You mean us all being here isn't what you asked for?

Got the sarcasm. "There are people in the world who do not love their fellow man--and I hate people like that!" --Tom Lehrer
No, don't go, stay!

Here. Have another drink.
Thanks! What's the cranky guy down at the end drinking?
I dunno. He said "give me three inches" and I moved on.
"Crime writers who are routinely lionized can hold my attention until the end of a book on the strength of how they construct a plot, but I have no interest in reading those books again. The point is the puzzle, and there's nothing else there."

The only thing about this is it is a generalization. I have read crime fiction novels that I consider to be far more character studies, insightful and powerful. And I do re-read those books.

My husband has probably read LOTR 4 times just since we've been married.

And I have read some work that falls under the 'literary' category that wasn't worth reading once.

Nobody can read Patterson or Brown and say they completely understand crime fiction based off that alone. There is a wide range within the genre, in the same way there's a wide range within all categories. Some work will appeal to us. Some work will touch us in a profound way. Some won't, and the list will be different for every single person here.

Nobody will persuade me that Bruen's Jack Taylor series, for example, or Lippman's standalones aren't every bit as powerful and insightful - if not more than - much non-genre work produced.
It's funny, once you place a label onto a book or a movie, music, art, what have you, you immediately lump it into a genre.
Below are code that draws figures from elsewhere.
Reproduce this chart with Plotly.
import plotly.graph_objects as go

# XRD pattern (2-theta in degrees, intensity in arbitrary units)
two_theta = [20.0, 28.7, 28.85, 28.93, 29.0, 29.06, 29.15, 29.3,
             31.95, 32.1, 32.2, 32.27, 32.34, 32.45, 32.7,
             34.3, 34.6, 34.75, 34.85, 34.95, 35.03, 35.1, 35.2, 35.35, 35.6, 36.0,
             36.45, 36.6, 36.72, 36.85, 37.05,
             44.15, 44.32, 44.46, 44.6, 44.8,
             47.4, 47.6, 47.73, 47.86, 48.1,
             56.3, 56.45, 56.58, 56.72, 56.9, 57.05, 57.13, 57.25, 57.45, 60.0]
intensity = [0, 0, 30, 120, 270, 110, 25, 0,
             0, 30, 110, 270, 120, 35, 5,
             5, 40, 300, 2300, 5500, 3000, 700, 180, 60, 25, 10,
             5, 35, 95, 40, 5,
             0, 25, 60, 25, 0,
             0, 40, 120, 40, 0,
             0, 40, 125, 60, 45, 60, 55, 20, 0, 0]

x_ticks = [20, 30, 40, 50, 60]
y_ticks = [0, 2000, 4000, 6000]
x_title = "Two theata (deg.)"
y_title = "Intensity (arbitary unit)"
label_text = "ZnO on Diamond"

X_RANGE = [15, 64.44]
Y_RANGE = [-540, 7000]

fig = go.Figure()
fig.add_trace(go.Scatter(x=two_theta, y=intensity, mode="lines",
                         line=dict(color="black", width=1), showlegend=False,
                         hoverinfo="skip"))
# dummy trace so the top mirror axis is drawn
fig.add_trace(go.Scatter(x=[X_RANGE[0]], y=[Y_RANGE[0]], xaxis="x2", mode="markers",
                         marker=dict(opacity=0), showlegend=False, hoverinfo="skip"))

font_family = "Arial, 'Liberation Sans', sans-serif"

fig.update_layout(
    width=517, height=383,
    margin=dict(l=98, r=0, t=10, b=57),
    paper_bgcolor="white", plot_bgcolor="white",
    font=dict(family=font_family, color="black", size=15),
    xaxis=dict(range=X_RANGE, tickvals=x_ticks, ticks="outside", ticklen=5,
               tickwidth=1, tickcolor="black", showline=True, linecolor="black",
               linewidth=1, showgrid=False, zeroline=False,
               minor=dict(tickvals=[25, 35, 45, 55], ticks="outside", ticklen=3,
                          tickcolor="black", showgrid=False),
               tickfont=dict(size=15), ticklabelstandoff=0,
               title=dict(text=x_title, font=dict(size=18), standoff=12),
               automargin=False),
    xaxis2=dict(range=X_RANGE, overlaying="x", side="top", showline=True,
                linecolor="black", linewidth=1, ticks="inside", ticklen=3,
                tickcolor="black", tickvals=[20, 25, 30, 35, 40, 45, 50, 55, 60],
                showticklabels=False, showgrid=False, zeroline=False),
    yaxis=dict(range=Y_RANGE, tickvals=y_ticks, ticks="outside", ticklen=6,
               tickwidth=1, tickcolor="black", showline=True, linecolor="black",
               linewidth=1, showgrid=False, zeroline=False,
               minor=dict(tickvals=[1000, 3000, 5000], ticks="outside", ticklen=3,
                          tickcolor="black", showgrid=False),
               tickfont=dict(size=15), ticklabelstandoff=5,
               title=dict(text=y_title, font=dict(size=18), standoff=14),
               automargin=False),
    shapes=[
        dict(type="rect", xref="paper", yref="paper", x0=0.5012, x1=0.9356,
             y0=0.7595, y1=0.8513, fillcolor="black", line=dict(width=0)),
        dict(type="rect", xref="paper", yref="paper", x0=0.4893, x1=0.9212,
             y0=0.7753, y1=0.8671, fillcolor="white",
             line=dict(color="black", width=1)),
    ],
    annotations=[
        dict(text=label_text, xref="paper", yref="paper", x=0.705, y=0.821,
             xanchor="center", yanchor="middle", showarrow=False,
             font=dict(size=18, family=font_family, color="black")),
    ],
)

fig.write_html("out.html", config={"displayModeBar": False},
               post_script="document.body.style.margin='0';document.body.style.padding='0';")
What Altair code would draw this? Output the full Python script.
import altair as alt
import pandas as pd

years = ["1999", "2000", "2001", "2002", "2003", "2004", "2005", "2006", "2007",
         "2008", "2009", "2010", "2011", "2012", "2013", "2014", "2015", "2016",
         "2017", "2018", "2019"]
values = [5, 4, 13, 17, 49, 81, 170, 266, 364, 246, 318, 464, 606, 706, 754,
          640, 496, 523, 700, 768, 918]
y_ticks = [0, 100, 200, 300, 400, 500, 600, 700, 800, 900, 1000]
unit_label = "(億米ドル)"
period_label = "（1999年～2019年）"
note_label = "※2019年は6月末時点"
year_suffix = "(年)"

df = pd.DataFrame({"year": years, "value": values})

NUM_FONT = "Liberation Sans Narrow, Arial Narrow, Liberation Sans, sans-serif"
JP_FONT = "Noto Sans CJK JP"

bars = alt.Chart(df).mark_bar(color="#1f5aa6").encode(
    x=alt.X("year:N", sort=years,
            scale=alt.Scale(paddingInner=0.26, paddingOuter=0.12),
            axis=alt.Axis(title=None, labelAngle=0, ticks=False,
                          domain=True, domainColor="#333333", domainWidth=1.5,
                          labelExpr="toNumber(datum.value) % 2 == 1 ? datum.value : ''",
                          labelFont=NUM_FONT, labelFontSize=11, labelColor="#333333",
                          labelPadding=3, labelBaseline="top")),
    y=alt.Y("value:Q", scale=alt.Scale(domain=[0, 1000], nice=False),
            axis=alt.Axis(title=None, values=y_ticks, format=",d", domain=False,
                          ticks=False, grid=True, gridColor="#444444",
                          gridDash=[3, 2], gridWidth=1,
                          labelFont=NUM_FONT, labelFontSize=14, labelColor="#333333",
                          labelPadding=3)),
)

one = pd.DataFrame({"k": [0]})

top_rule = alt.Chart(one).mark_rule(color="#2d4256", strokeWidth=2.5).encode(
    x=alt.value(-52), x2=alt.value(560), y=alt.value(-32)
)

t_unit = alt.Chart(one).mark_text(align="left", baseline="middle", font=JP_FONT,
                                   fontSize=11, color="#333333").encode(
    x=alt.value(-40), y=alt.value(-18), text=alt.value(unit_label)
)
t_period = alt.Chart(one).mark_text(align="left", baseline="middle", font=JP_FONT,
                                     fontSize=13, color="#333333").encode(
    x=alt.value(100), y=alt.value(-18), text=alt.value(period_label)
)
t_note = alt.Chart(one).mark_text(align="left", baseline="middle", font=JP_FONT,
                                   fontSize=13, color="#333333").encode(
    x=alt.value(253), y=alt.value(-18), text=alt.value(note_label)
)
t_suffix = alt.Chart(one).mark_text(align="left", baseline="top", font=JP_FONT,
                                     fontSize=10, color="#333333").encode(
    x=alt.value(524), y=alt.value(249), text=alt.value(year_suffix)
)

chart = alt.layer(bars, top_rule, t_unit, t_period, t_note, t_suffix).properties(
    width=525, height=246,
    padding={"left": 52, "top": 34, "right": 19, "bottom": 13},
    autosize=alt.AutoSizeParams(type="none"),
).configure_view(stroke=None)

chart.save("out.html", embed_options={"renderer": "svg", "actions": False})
Literary is a genre. Horror is a genre. Large breasted midget rodeo porn is a genre. At least, if it isn't my career's fucked.

No one can quote Kierkegaard without coming off as a pretentious ass, so as an official pretentious ass, "Once you name me you negate me." Everything has possibility until you classify it. It can be literary post-modern Thai vampire kickboxing noir or Transgendered demolition derby chick lit until you label it as Romance or Horror. What gets lumped into mystery or crime? What's Charlie Huston's "Already Dead"? What's "Pride and Prejudice" if not chick lit?

Genre is a marketing tool. It gives a convenient place for people to stick books on shelves. Whether it's right or appropriate is something else entirely.
Any man who can reference large breasted midget rodeo porn and Kierkegaard in the same comment is really really sick and has my undying appreciation.
I suddenly have this overwhelming desire to write the Great American literary post-modern Thai vampire kickboxing noir novel. I'll leave Transgendered demolition derby chick lit to you, Toni, 'cause I know you'll kick ass with it.
Ha. Go around and blow up one freakin' thing with a Tranny along for the ride, and no one lets you forget it.

Of course, the title of Book 3 is going to be Bobbie Faye's Vigilante Ta Tas.